§ **Stated exercise**:
Select, from the data, each line where "this" occurs.

§ **Material**:
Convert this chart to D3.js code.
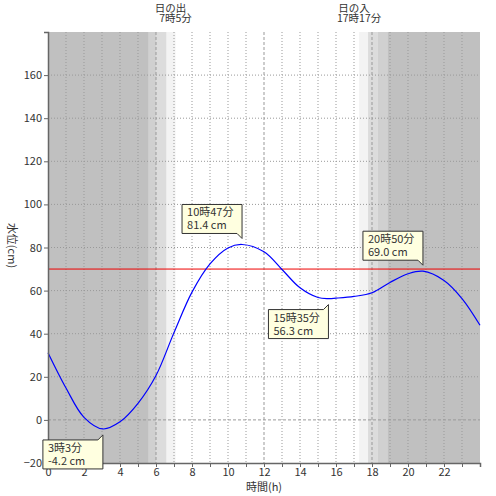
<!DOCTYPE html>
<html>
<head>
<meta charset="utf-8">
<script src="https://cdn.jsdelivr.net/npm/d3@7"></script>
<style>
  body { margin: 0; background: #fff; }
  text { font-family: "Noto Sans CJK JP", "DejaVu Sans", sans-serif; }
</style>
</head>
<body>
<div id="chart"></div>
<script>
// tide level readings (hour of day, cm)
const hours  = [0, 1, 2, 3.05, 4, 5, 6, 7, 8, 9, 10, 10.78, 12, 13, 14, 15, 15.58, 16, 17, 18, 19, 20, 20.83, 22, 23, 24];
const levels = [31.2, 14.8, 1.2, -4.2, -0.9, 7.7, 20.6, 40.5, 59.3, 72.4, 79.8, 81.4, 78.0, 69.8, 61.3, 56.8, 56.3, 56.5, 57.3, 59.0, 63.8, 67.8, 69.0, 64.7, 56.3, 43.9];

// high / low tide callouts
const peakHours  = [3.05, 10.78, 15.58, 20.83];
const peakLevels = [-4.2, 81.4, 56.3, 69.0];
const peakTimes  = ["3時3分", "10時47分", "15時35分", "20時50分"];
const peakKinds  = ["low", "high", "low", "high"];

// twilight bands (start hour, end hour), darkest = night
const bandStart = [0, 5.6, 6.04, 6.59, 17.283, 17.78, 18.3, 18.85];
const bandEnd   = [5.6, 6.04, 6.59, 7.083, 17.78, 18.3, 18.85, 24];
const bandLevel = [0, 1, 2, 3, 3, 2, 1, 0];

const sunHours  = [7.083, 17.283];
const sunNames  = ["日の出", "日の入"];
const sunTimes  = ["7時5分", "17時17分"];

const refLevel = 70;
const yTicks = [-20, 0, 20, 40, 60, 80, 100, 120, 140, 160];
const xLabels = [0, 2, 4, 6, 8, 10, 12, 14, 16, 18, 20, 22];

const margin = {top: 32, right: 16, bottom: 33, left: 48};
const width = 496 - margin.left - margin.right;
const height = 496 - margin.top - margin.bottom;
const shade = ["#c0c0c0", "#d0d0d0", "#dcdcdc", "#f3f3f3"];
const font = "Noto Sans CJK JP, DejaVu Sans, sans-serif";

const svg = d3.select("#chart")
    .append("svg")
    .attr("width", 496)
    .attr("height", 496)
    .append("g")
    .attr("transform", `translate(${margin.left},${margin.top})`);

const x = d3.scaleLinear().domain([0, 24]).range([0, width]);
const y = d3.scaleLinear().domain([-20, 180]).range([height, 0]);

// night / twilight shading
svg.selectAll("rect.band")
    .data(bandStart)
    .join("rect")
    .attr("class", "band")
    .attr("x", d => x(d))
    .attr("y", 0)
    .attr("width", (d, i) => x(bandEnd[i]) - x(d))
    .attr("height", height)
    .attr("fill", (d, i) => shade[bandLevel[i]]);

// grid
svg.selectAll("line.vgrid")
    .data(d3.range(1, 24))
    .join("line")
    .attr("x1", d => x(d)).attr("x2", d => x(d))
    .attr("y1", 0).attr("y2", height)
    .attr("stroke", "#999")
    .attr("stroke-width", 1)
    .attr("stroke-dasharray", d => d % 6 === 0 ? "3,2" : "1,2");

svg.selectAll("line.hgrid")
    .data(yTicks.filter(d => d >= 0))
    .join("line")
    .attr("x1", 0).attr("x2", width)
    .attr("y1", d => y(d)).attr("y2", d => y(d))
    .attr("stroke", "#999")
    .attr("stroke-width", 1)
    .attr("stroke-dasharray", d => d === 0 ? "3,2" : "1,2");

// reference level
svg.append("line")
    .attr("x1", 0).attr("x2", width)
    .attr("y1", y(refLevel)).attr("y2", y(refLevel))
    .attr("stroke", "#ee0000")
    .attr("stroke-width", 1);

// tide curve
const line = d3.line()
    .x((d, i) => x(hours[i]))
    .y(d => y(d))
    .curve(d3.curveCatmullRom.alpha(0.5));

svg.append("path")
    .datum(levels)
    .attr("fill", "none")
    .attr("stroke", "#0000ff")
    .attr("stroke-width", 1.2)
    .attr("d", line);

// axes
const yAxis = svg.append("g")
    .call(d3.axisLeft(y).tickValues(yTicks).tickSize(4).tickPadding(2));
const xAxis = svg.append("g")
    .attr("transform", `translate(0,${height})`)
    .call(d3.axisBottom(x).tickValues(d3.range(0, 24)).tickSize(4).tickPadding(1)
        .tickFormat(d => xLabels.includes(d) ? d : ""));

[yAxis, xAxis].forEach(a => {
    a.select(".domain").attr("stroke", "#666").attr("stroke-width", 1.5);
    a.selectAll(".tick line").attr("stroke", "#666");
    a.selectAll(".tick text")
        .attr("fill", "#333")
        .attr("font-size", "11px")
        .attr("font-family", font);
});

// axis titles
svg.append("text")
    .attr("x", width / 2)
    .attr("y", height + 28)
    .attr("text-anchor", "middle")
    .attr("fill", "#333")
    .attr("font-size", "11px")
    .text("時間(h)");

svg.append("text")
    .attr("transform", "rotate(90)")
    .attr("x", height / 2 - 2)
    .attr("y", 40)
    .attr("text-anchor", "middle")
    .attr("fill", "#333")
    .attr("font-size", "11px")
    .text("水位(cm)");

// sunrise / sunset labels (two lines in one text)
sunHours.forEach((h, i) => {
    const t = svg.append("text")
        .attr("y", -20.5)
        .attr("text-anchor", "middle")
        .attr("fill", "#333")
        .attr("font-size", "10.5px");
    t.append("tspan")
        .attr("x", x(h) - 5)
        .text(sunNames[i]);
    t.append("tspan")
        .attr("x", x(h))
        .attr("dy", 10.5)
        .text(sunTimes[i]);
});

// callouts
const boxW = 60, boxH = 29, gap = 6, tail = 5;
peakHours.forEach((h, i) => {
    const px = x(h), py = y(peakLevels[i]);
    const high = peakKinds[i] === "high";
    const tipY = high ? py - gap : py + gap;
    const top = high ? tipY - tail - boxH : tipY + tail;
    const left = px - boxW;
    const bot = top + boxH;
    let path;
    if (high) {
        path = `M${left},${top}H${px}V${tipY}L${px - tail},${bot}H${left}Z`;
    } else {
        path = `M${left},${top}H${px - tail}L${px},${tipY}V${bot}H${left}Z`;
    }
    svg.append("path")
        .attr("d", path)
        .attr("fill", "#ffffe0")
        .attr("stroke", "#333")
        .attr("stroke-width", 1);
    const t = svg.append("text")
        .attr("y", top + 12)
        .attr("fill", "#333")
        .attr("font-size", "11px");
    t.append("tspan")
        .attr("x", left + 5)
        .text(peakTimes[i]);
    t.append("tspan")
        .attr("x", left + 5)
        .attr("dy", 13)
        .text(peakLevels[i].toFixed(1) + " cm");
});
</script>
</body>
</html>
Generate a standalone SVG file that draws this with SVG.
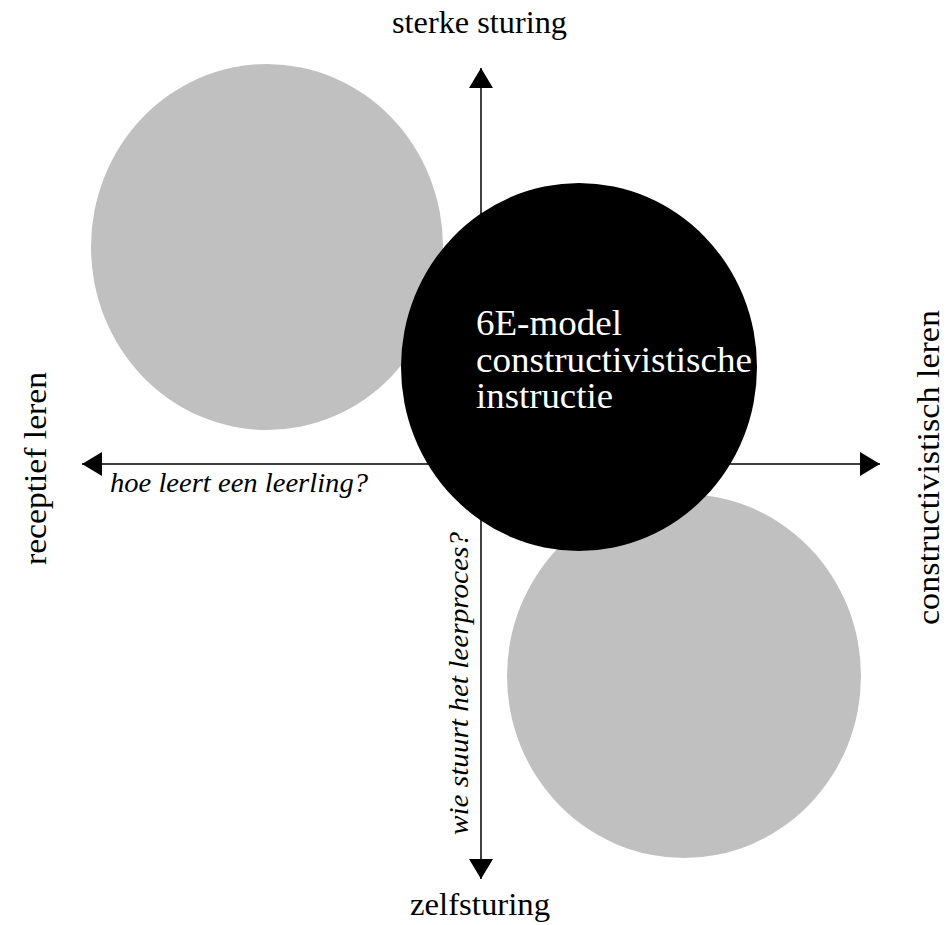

§ **Solution below**:
Convert this chart to D3.js code.
Generate a standalone SVG file that draws this with SVG.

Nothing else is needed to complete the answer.